* [INSTRUCTIONS TO FOLLOW] Leave out the pictures and restate the rest of the data exactly.

________________________

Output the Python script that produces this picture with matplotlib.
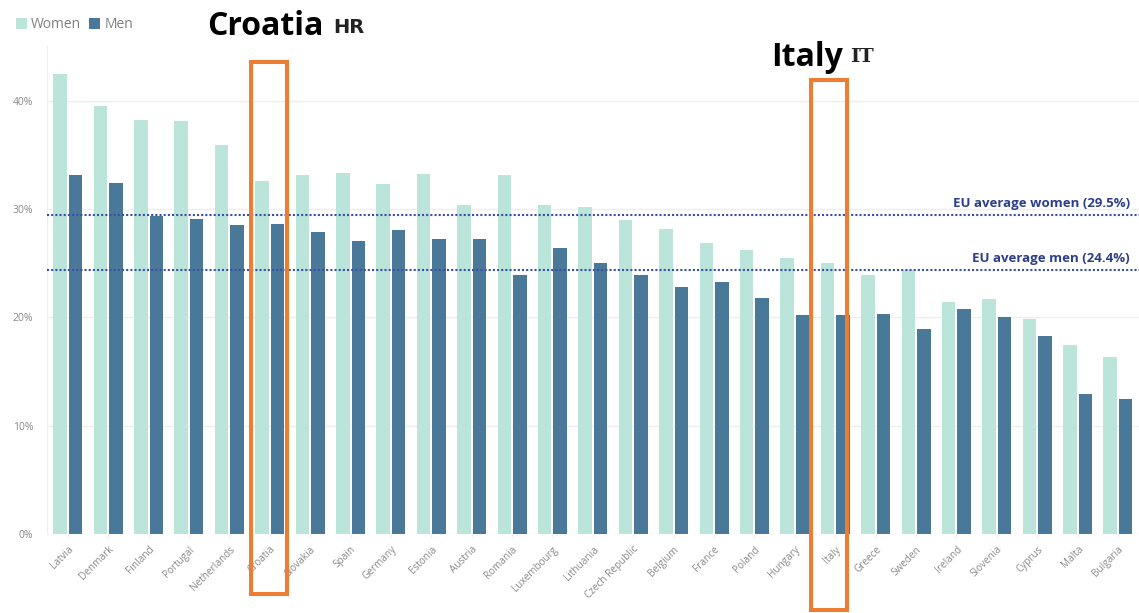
import matplotlib
matplotlib.use("Agg")
import matplotlib.pyplot as plt
from matplotlib.patches import Rectangle
import numpy as np

# Data (share in %)
countries = ["Latvia", "Denmark", "Finland", "Portugal", "Netherlands", "Croatia",
             "Slovakia", "Spain", "Germany", "Estonia", "Austria", "Romania",
             "Luxembourg", "Lithuania", "Czech Republic", "Belgium", "France",
             "Poland", "Hungary", "Italy", "Greece", "Sweden", "Ireland",
             "Slovenia", "Cyprus", "Malta", "Bulgaria"]
women = [42.5, 39.5, 38.2, 38.1, 35.9, 32.6, 33.1, 33.3, 32.3, 33.2, 30.4, 33.1,
         30.4, 30.2, 29.0, 28.2, 26.9, 26.2, 25.5, 25.0, 23.9, 24.4, 21.4, 21.7,
         19.9, 17.5, 16.4]
men = [33.1, 32.4, 29.4, 29.1, 28.5, 28.6, 27.9, 27.1, 28.1, 27.2, 27.2, 23.9,
       26.4, 25.0, 23.9, 22.8, 23.3, 21.8, 20.2, 20.2, 20.3, 18.9, 20.8, 20.0,
       18.3, 12.9, 12.5]
eu_women = 29.5
eu_men = 24.4
yticks = [0, 10, 20, 30, 40]

WOMEN_C = "#bbe4da"
MEN_C = "#4a7899"
AVG_C = "#3a4fa3"
AVG_TXT = "#2c3e8c"
ORANGE = "#ed7d31"
GRID_C = "#eeeeee"
TICK_C = "#8a8a8a"

W, H = 1139, 613
fig = plt.figure(figsize=(W / 100, H / 100), dpi=100)
ax = fig.add_axes([47 / W, (H - 534.3) / H, 1 - 47 / W, (534.3 - 46.5) / H])

x = np.arange(len(countries))
bw = 0.334
off = 0.192
ax.bar(x - off, women, width=bw, color=WOMEN_C, label="Women", zorder=2)
ax.bar(x + off, men, width=bw, color=MEN_C, label="Men", zorder=2)

ax.set_xlim(-0.514, 26.52)
ax.set_ylim(0, 45)
ax.set_yticks(yticks)
ax.set_yticklabels([f"{v}%" for v in yticks], fontsize=7.5, color=TICK_C,
                   family=["Open Sans", "DejaVu Sans"])
ax.set_xticks(x)
ax.set_xticklabels(countries, rotation=45, ha="right", rotation_mode="anchor",
                   fontsize=7.2, color=TICK_C, family=["Open Sans", "DejaVu Sans"])
ax.tick_params(axis="x", length=3, color=GRID_C, pad=4)
ax.tick_params(axis="y", length=0, pad=10)
ax.grid(axis="y", color=GRID_C, linewidth=1, zorder=0)
for s in ["top", "right", "bottom"]:
    ax.spines[s].set_visible(False)
ax.spines["left"].set_color(GRID_C)

# EU averages
ax.axhline(eu_women, color=AVG_C, linestyle=(0, (1, 1)), linewidth=1.5, zorder=3)
ax.axhline(eu_men, color=AVG_C, linestyle=(0, (1, 1)), linewidth=1.5, zorder=3)
ax.text(26.29, eu_women + 0.45, f"EU average women ({eu_women}%)", ha="right",
        va="bottom", fontsize=9.5, fontweight="bold", color=AVG_TXT,
        family=["Open Sans", "DejaVu Sans"])
ax.text(26.29, eu_men + 0.45, f"EU average men ({eu_men}%)", ha="right",
        va="bottom", fontsize=9.5, fontweight="bold", color=AVG_TXT,
        family=["Open Sans", "DejaVu Sans"])

# legend
fig.legend(loc="upper left", bbox_to_anchor=(3 / W, 1 - 5 / H), ncol=2,
           frameon=False, handlelength=0.8, handleheight=0.8,
           handletextpad=0.3, columnspacing=0.6, labelcolor="#808080",
           prop={"family": ["Open Sans", "DejaVu Sans"], "size": 10})

# highlight boxes and labels (pixel positions)
def px(xp, yp):
    return xp / W, 1 - yp / H

for (x0, y0, x1, y1) in [(251, 62, 287, 594), (811, 80, 847, 610)]:
    fig.patches.append(Rectangle(px(x0, y1), (x1 - x0) / W, (y1 - y0) / H,
                                 transform=fig.transFigure, fill=False,
                                 edgecolor=ORANGE, linewidth=2.9, zorder=10))

fig.text(*px(207, 35), "Croatia", fontsize=23, fontweight="bold",
         family=["Open Sans", "DejaVu Sans"], va="baseline", ha="left")
fig.text(*px(333, 33), "HR", fontsize=14, fontweight="bold",
         family=["DejaVu Sans"], va="baseline", ha="left", color="#222222")
fig.text(*px(771, 66), "Italy", fontsize=23, fontweight="bold",
         family=["Open Sans", "DejaVu Sans"], va="baseline", ha="left")
fig.text(*px(850, 62), "IT", fontsize=14, fontweight="bold",
         family=["DejaVu Serif"], va="baseline", ha="left", color="#222222")

fig.savefig("out.png", dpi=100)
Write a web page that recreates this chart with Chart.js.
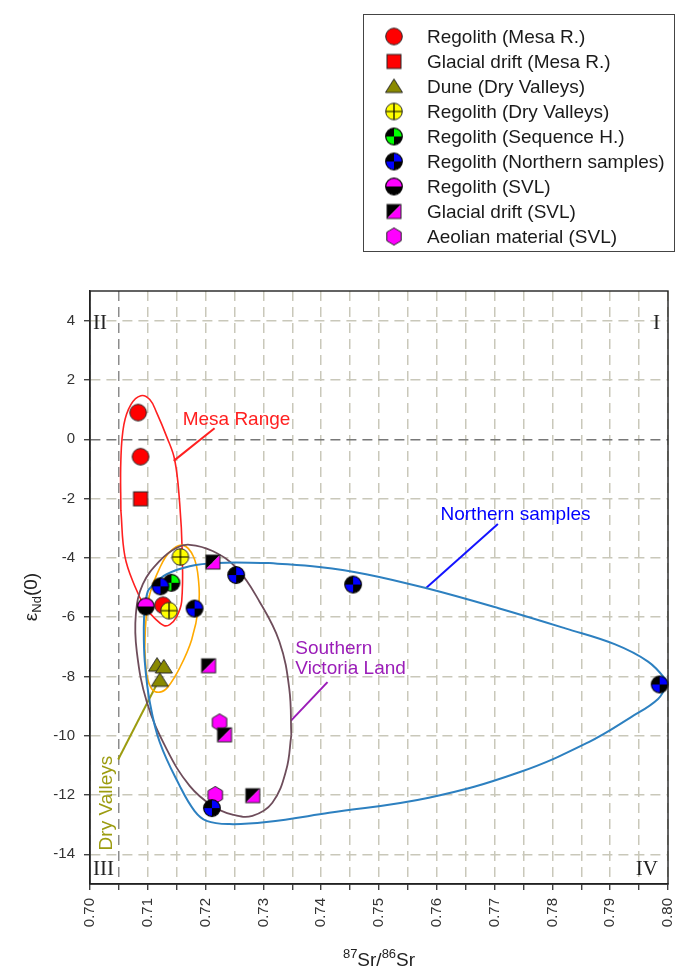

________________________

* [EXERCISE SOLUTION]
Output the Python script that produces this picture with matplotlib.
import matplotlib
matplotlib.use("Agg")
import matplotlib.pyplot as plt
from matplotlib.patches import Rectangle
import numpy as np

# Data (share in %)
countries = ["Latvia", "Denmark", "Finland", "Portugal", "Netherlands", "Croatia",
             "Slovakia", "Spain", "Germany", "Estonia", "Austria", "Romania",
             "Luxembourg", "Lithuania", "Czech Republic", "Belgium", "France",
             "Poland", "Hungary", "Italy", "Greece", "Sweden", "Ireland",
             "Slovenia", "Cyprus", "Malta", "Bulgaria"]
women = [42.5, 39.5, 38.2, 38.1, 35.9, 32.6, 33.1, 33.3, 32.3, 33.2, 30.4, 33.1,
         30.4, 30.2, 29.0, 28.2, 26.9, 26.2, 25.5, 25.0, 23.9, 24.4, 21.4, 21.7,
         19.9, 17.5, 16.4]
men = [33.1, 32.4, 29.4, 29.1, 28.5, 28.6, 27.9, 27.1, 28.1, 27.2, 27.2, 23.9,
       26.4, 25.0, 23.9, 22.8, 23.3, 21.8, 20.2, 20.2, 20.3, 18.9, 20.8, 20.0,
       18.3, 12.9, 12.5]
eu_women = 29.5
eu_men = 24.4
yticks = [0, 10, 20, 30, 40]

WOMEN_C = "#bbe4da"
MEN_C = "#4a7899"
AVG_C = "#3a4fa3"
AVG_TXT = "#2c3e8c"
ORANGE = "#ed7d31"
GRID_C = "#eeeeee"
TICK_C = "#8a8a8a"

W, H = 1139, 613
fig = plt.figure(figsize=(W / 100, H / 100), dpi=100)
ax = fig.add_axes([47 / W, (H - 534.3) / H, 1 - 47 / W, (534.3 - 46.5) / H])

x = np.arange(len(countries))
bw = 0.334
off = 0.192
ax.bar(x - off, women, width=bw, color=WOMEN_C, label="Women", zorder=2)
ax.bar(x + off, men, width=bw, color=MEN_C, label="Men", zorder=2)

ax.set_xlim(-0.514, 26.52)
ax.set_ylim(0, 45)
ax.set_yticks(yticks)
ax.set_yticklabels([f"{v}%" for v in yticks], fontsize=7.5, color=TICK_C,
                   family=["Open Sans", "DejaVu Sans"])
ax.set_xticks(x)
ax.set_xticklabels(countries, rotation=45, ha="right", rotation_mode="anchor",
                   fontsize=7.2, color=TICK_C, family=["Open Sans", "DejaVu Sans"])
ax.tick_params(axis="x", length=3, color=GRID_C, pad=4)
ax.tick_params(axis="y", length=0, pad=10)
ax.grid(axis="y", color=GRID_C, linewidth=1, zorder=0)
for s in ["top", "right", "bottom"]:
    ax.spines[s].set_visible(False)
ax.spines["left"].set_color(GRID_C)

# EU averages
ax.axhline(eu_women, color=AVG_C, linestyle=(0, (1, 1)), linewidth=1.5, zorder=3)
ax.axhline(eu_men, color=AVG_C, linestyle=(0, (1, 1)), linewidth=1.5, zorder=3)
ax.text(26.29, eu_women + 0.45, f"EU average women ({eu_women}%)", ha="right",
        va="bottom", fontsize=9.5, fontweight="bold", color=AVG_TXT,
        family=["Open Sans", "DejaVu Sans"])
ax.text(26.29, eu_men + 0.45, f"EU average men ({eu_men}%)", ha="right",
        va="bottom", fontsize=9.5, fontweight="bold", color=AVG_TXT,
        family=["Open Sans", "DejaVu Sans"])

# legend
fig.legend(loc="upper left", bbox_to_anchor=(3 / W, 1 - 5 / H), ncol=2,
           frameon=False, handlelength=0.8, handleheight=0.8,
           handletextpad=0.3, columnspacing=0.6, labelcolor="#808080",
           prop={"family": ["Open Sans", "DejaVu Sans"], "size": 10})

# highlight boxes and labels (pixel positions)
def px(xp, yp):
    return xp / W, 1 - yp / H

for (x0, y0, x1, y1) in [(251, 62, 287, 594), (811, 80, 847, 610)]:
    fig.patches.append(Rectangle(px(x0, y1), (x1 - x0) / W, (y1 - y0) / H,
                                 transform=fig.transFigure, fill=False,
                                 edgecolor=ORANGE, linewidth=2.9, zorder=10))

fig.text(*px(207, 35), "Croatia", fontsize=23, fontweight="bold",
         family=["Open Sans", "DejaVu Sans"], va="baseline", ha="left")
fig.text(*px(333, 33), "HR", fontsize=14, fontweight="bold",
         family=["DejaVu Sans"], va="baseline", ha="left", color="#222222")
fig.text(*px(771, 66), "Italy", fontsize=23, fontweight="bold",
         family=["Open Sans", "DejaVu Sans"], va="baseline", ha="left")
fig.text(*px(850, 62), "IT", fontsize=14, fontweight="bold",
         family=["DejaVu Serif"], va="baseline", ha="left", color="#222222")

fig.savefig("out.png", dpi=100)
Write a web page that recreates this chart with Chart.js.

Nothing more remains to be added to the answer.